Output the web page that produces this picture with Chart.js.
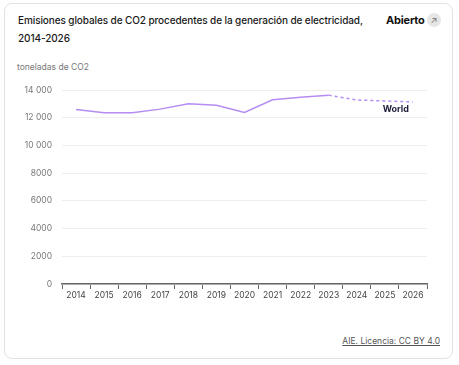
<!DOCTYPE html>
<html>
<head>
<meta charset="utf-8">
<script src="https://cdn.jsdelivr.net/npm/chart.js@4/dist/chart.umd.min.js"></script>
<style>
  html, body { margin: 0; padding: 0; background: #fff; width: 459px; height: 365px; overflow: hidden; font-family: Inter, "Open Sans", sans-serif; }
  .card { position: absolute; left: 4px; top: 3px; width: 447px; height: 354px; border: 1px solid #e2e2e2; border-radius: 8px; }
  .title { position: absolute; left: 18px; top: 11px; width: 360px; font-size: 10px; line-height: 18px; font-weight: 500; color: #1a1a1a; letter-spacing: -0.1px; }
  .open { position: absolute; left: 386px; top: 13px; font-size: 11px; font-weight: 700; color: #111; letter-spacing: -0.2px; }
  .icon { position: absolute; left: 427px; top: 13px; width: 14px; height: 14px; border-radius: 7px; background: #e6e6e6; color: #777; font-size: 9px; line-height: 14px; text-align: center; }
  .unit { position: absolute; left: 17px; top: 62px; font-size: 8.5px; color: #777; }
  .src { position: absolute; right: 19px; top: 336px; font-size: 8.5px; color: #555; text-decoration: underline; }
  #wrap { position: absolute; left: 0; top: 70px; width: 440px; height: 235px; }
</style>
</head>
<body>
<div class="card"></div>
<div class="title">Emisiones globales de CO2 procedentes de la generación de electricidad, 2014-2026</div>
<div class="open">Abierto</div>
<div class="icon">&#x2197;</div>
<div class="unit">toneladas de CO2</div>
<div class="src">AIE. Licencia: CC BY 4.0</div>
<div id="wrap"><canvas id="c" width="440" height="235"></canvas></div>
<script>
const years = ["2014","2015","2016","2017","2018","2019","2020","2021","2022","2023","2024","2025","2026"];
const worldValues = [12600, 12350, 12350, 12620, 13000, 12900, 12380, 13300, 13480, 13630, 13280, 13210, 13140];
const seriesName = "World";
const yTicks = [0, 2000, 4000, 6000, 8000, 10000, 12000, 14000];
const lastActualIndex = 9;

const labelPlugin = {
  id: 'endLabel',
  afterDatasetsDraw(chart) {
    const ctx = chart.ctx;
    const meta = chart.getDatasetMeta(0);
    const p = meta.data[meta.data.length - 1];
    ctx.save();
    ctx.font = "bold 9px Inter, sans-serif";
    ctx.fillStyle = "#1b1b3a";
    ctx.textAlign = "right";
    ctx.textBaseline = "middle";
    ctx.fillText(seriesName, p.x - 4, p.y + 7);
    ctx.restore();
  }
};

new Chart(document.getElementById('c'), {
  type: 'line',
  data: {
    labels: years,
    datasets: [{
      label: seriesName,
      data: worldValues,
      borderColor: '#b58cf2',
      borderWidth: 1.5,
      pointRadius: 0,
      tension: 0,
      segment: {
        borderDash: c => c.p0DataIndex >= lastActualIndex ? [3, 3] : undefined
      }
    }]
  },
  options: {
    responsive: false,
    animation: false,
    layout: { padding: { left: 0, right: 13, top: 20, bottom: 0 } },
    plugins: { legend: { display: false }, tooltip: { enabled: false } },
    scales: {
      x: {
        offset: true,
        grid: { offset: true, drawOnChartArea: false, drawTicks: true, tickLength: 5, color: '#666', lineWidth: 1 },
        border: { display: true, color: '#666', width: 1.5 },
        ticks: { color: '#444', font: { size: 8.5, family: 'Inter, sans-serif' }, padding: 1, maxRotation: 0, autoSkip: false },
        afterFit(s) { s.height = 21; }
      },
      y: {
        min: 0, max: 14000,
        afterBuildTicks(s) { s.ticks = yTicks.map(v => ({ value: v })); },
        grid: { color: '#eeeeee', drawTicks: false, lineWidth: 1 },
        border: { display: false },
        ticks: {
          color: '#777', font: { size: 8.5, family: 'Inter, sans-serif' }, padding: 10,
          callback: v => v >= 10000 ? String(v).replace(/(\d+)(\d{3})$/, '$1 $2') : String(v)
        },
        afterFit(s) { s.width = 62; }
      }
    }
  },
  plugins: [labelPlugin]
});
</script>
</body>
</html>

Task requirements — All the lines above are to be given again exactly as they read, with the pictures removed.

Task solution —
Output the web page that produces this picture with Chart.js.
<!DOCTYPE html>
<html>
<head>
<meta charset="utf-8">
<script src="https://cdn.jsdelivr.net/npm/chart.js@4/dist/chart.umd.min.js"></script>
<style>
  html, body { margin: 0; padding: 0; background: #fff; width: 459px; height: 365px; overflow: hidden; font-family: Inter, "Open Sans", sans-serif; }
  .card { position: absolute; left: 4px; top: 3px; width: 447px; height: 354px; border: 1px solid #e2e2e2; border-radius: 8px; }
  .title { position: absolute; left: 18px; top: 11px; width: 360px; font-size: 10px; line-height: 18px; font-weight: 500; color: #1a1a1a; letter-spacing: -0.1px; }
  .open { position: absolute; left: 386px; top: 13px; font-size: 11px; font-weight: 700; color: #111; letter-spacing: -0.2px; }
  .icon { position: absolute; left: 427px; top: 13px; width: 14px; height: 14px; border-radius: 7px; background: #e6e6e6; color: #777; font-size: 9px; line-height: 14px; text-align: center; }
  .unit { position: absolute; left: 17px; top: 62px; font-size: 8.5px; color: #777; }
  .src { position: absolute; right: 19px; top: 336px; font-size: 8.5px; color: #555; text-decoration: underline; }
  #wrap { position: absolute; left: 0; top: 70px; width: 440px; height: 235px; }
</style>
</head>
<body>
<div class="card"></div>
<div class="title">Emisiones globales de CO2 procedentes de la generación de electricidad, 2014-2026</div>
<div class="open">Abierto</div>
<div class="icon">&#x2197;</div>
<div class="unit">toneladas de CO2</div>
<div class="src">AIE. Licencia: CC BY 4.0</div>
<div id="wrap"><canvas id="c" width="440" height="235"></canvas></div>
<script>
const years = ["2014","2015","2016","2017","2018","2019","2020","2021","2022","2023","2024","2025","2026"];
const worldValues = [12600, 12350, 12350, 12620, 13000, 12900, 12380, 13300, 13480, 13630, 13280, 13210, 13140];
const seriesName = "World";
const yTicks = [0, 2000, 4000, 6000, 8000, 10000, 12000, 14000];
const lastActualIndex = 9;

const labelPlugin = {
  id: 'endLabel',
  afterDatasetsDraw(chart) {
    const ctx = chart.ctx;
    const meta = chart.getDatasetMeta(0);
    const p = meta.data[meta.data.length - 1];
    ctx.save();
    ctx.font = "bold 9px Inter, sans-serif";
    ctx.fillStyle = "#1b1b3a";
    ctx.textAlign = "right";
    ctx.textBaseline = "middle";
    ctx.fillText(seriesName, p.x - 4, p.y + 7);
    ctx.restore();
  }
};

new Chart(document.getElementById('c'), {
  type: 'line',
  data: {
    labels: years,
    datasets: [{
      label: seriesName,
      data: worldValues,
      borderColor: '#b58cf2',
      borderWidth: 1.5,
      pointRadius: 0,
      tension: 0,
      segment: {
        borderDash: c => c.p0DataIndex >= lastActualIndex ? [3, 3] : undefined
      }
    }]
  },
  options: {
    responsive: false,
    animation: false,
    layout: { padding: { left: 0, right: 13, top: 20, bottom: 0 } },
    plugins: { legend: { display: false }, tooltip: { enabled: false } },
    scales: {
      x: {
        offset: true,
        grid: { offset: true, drawOnChartArea: false, drawTicks: true, tickLength: 5, color: '#666', lineWidth: 1 },
        border: { display: true, color: '#666', width: 1.5 },
        ticks: { color: '#444', font: { size: 8.5, family: 'Inter, sans-serif' }, padding: 1, maxRotation: 0, autoSkip: false },
        afterFit(s) { s.height = 21; }
      },
      y: {
        min: 0, max: 14000,
        afterBuildTicks(s) { s.ticks = yTicks.map(v => ({ value: v })); },
        grid: { color: '#eeeeee', drawTicks: false, lineWidth: 1 },
        border: { display: false },
        ticks: {
          color: '#777', font: { size: 8.5, family: 'Inter, sans-serif' }, padding: 10,
          callback: v => v >= 10000 ? String(v).replace(/(\d+)(\d{3})$/, '$1 $2') : String(v)
        },
        afterFit(s) { s.width = 62; }
      }
    }
  },
  plugins: [labelPlugin]
});
</script>
</body>
</html>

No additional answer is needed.